WRITTEN TASK
Your task is to print, exactly and only, the lines from the start of the entries below through the line with "const GRID = '#878787';". Include both ends, but skip the pictures.

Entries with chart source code
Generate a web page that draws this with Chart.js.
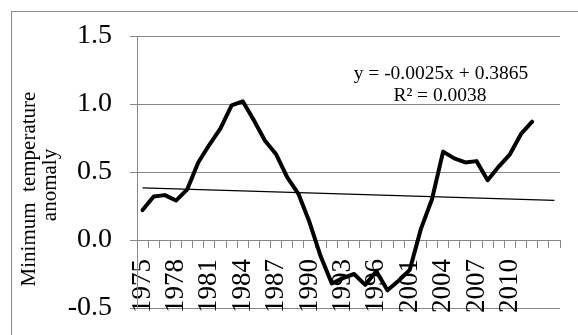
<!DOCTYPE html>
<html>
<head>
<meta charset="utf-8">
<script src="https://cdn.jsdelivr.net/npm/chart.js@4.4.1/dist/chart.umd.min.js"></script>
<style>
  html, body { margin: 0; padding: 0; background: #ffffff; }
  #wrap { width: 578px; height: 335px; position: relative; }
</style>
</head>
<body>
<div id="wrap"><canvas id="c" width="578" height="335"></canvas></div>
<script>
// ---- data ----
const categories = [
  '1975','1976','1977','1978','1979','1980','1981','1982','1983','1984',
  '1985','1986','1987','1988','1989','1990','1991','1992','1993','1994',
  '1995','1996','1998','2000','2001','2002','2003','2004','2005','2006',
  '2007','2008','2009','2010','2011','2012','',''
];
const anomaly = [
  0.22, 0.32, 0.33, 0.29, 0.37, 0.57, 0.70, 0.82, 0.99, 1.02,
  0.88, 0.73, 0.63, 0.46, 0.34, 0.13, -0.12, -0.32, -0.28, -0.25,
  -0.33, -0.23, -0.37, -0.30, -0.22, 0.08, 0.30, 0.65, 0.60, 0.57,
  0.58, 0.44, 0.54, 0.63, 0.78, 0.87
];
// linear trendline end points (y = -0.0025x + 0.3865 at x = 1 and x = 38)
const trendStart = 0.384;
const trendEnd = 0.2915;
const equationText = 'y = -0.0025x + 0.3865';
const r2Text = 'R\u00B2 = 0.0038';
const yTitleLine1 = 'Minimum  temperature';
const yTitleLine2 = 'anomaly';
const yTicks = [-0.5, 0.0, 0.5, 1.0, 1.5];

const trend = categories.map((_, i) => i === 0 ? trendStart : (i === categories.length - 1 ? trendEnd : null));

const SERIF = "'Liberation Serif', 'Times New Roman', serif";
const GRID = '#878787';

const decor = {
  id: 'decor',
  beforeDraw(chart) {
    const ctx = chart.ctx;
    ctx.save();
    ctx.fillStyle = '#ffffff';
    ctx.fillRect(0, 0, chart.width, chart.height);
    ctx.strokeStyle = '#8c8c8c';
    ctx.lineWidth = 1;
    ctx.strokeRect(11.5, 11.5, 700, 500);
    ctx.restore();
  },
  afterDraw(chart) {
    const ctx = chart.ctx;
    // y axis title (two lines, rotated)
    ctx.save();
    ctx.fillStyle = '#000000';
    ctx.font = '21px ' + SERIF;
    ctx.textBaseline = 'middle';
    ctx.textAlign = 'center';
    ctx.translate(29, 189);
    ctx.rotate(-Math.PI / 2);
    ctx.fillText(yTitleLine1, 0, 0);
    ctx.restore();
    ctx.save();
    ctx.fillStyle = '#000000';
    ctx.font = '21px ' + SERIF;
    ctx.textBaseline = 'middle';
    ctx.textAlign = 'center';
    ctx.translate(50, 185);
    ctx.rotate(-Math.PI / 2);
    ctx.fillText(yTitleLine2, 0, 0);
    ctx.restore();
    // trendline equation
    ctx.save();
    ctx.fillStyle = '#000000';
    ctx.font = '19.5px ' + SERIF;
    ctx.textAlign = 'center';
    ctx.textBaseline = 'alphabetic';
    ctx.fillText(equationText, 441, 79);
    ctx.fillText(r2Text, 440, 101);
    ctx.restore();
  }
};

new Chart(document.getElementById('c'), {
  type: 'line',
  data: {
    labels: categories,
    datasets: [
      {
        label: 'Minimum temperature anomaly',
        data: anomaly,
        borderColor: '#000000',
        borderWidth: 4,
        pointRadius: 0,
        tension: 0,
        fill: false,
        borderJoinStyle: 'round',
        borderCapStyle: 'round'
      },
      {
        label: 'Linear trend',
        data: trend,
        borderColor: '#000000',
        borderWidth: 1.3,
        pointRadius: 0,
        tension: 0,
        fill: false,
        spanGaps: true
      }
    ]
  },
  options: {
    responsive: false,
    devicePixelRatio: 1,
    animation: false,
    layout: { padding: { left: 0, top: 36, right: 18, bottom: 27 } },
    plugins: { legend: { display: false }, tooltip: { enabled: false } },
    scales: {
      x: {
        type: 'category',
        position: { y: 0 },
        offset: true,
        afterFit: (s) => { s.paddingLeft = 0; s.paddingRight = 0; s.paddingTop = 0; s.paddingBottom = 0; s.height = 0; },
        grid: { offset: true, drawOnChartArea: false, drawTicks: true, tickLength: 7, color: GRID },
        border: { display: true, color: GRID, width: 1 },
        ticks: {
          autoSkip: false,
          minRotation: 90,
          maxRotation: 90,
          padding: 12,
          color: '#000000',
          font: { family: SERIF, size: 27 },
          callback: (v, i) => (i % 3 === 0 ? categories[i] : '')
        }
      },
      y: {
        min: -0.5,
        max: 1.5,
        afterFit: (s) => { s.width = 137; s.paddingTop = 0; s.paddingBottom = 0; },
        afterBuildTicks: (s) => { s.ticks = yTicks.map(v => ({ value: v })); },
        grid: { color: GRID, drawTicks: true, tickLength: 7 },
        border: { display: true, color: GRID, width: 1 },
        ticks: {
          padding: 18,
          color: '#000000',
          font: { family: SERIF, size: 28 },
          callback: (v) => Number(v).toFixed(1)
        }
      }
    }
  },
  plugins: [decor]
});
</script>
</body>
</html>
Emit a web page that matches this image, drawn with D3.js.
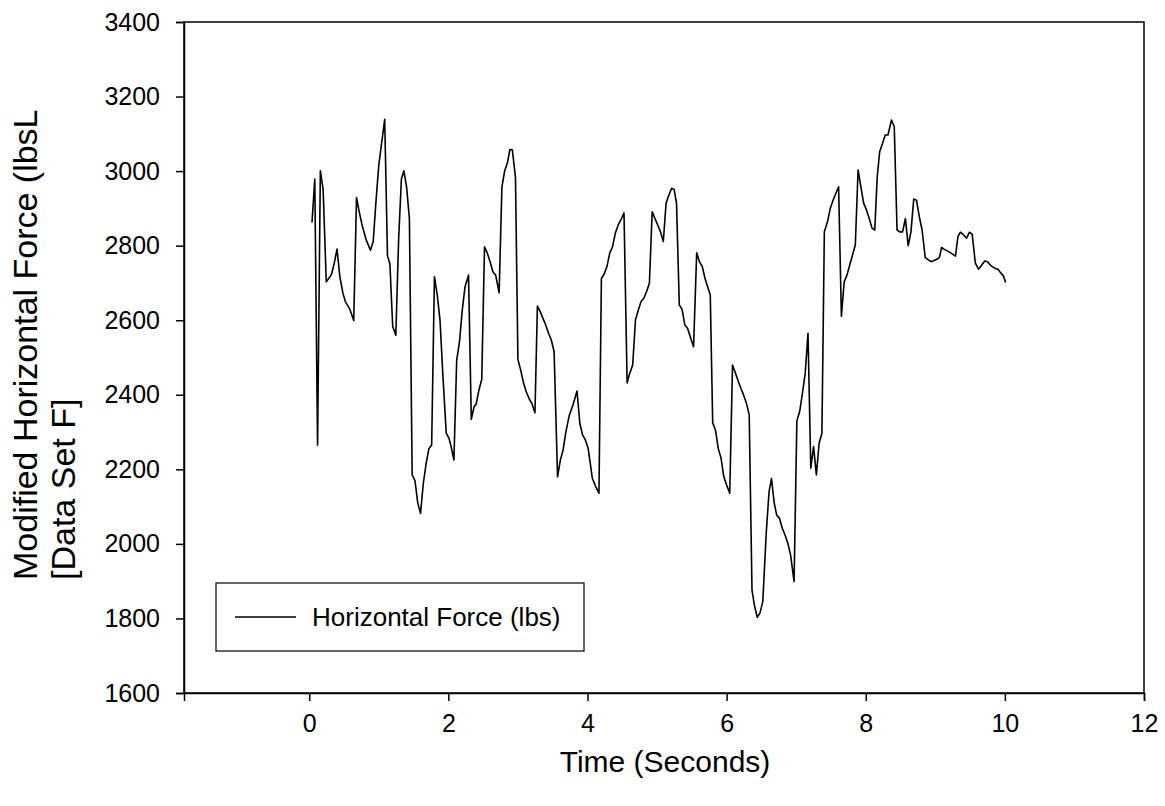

SOLUTION TO THIS PROBLEM
Generate a web page that draws this with Chart.js.
<!DOCTYPE html>
<html>
<head>
<meta charset="utf-8">
<script src="https://cdn.jsdelivr.net/npm/chart.js@4.4.1/dist/chart.umd.min.js"></script>
<style>
  html, body { margin: 0; padding: 0; background: #ffffff; }
  #wrap { width: 578px; height: 335px; position: relative; }
</style>
</head>
<body>
<div id="wrap"><canvas id="c" width="578" height="335"></canvas></div>
<script>
// ---- data ----
const categories = [
  '1975','1976','1977','1978','1979','1980','1981','1982','1983','1984',
  '1985','1986','1987','1988','1989','1990','1991','1992','1993','1994',
  '1995','1996','1998','2000','2001','2002','2003','2004','2005','2006',
  '2007','2008','2009','2010','2011','2012','',''
];
const anomaly = [
  0.22, 0.32, 0.33, 0.29, 0.37, 0.57, 0.70, 0.82, 0.99, 1.02,
  0.88, 0.73, 0.63, 0.46, 0.34, 0.13, -0.12, -0.32, -0.28, -0.25,
  -0.33, -0.23, -0.37, -0.30, -0.22, 0.08, 0.30, 0.65, 0.60, 0.57,
  0.58, 0.44, 0.54, 0.63, 0.78, 0.87
];
// linear trendline end points (y = -0.0025x + 0.3865 at x = 1 and x = 38)
const trendStart = 0.384;
const trendEnd = 0.2915;
const equationText = 'y = -0.0025x + 0.3865';
const r2Text = 'R\u00B2 = 0.0038';
const yTitleLine1 = 'Minimum  temperature';
const yTitleLine2 = 'anomaly';
const yTicks = [-0.5, 0.0, 0.5, 1.0, 1.5];

const trend = categories.map((_, i) => i === 0 ? trendStart : (i === categories.length - 1 ? trendEnd : null));

const SERIF = "'Liberation Serif', 'Times New Roman', serif";
const GRID = '#878787';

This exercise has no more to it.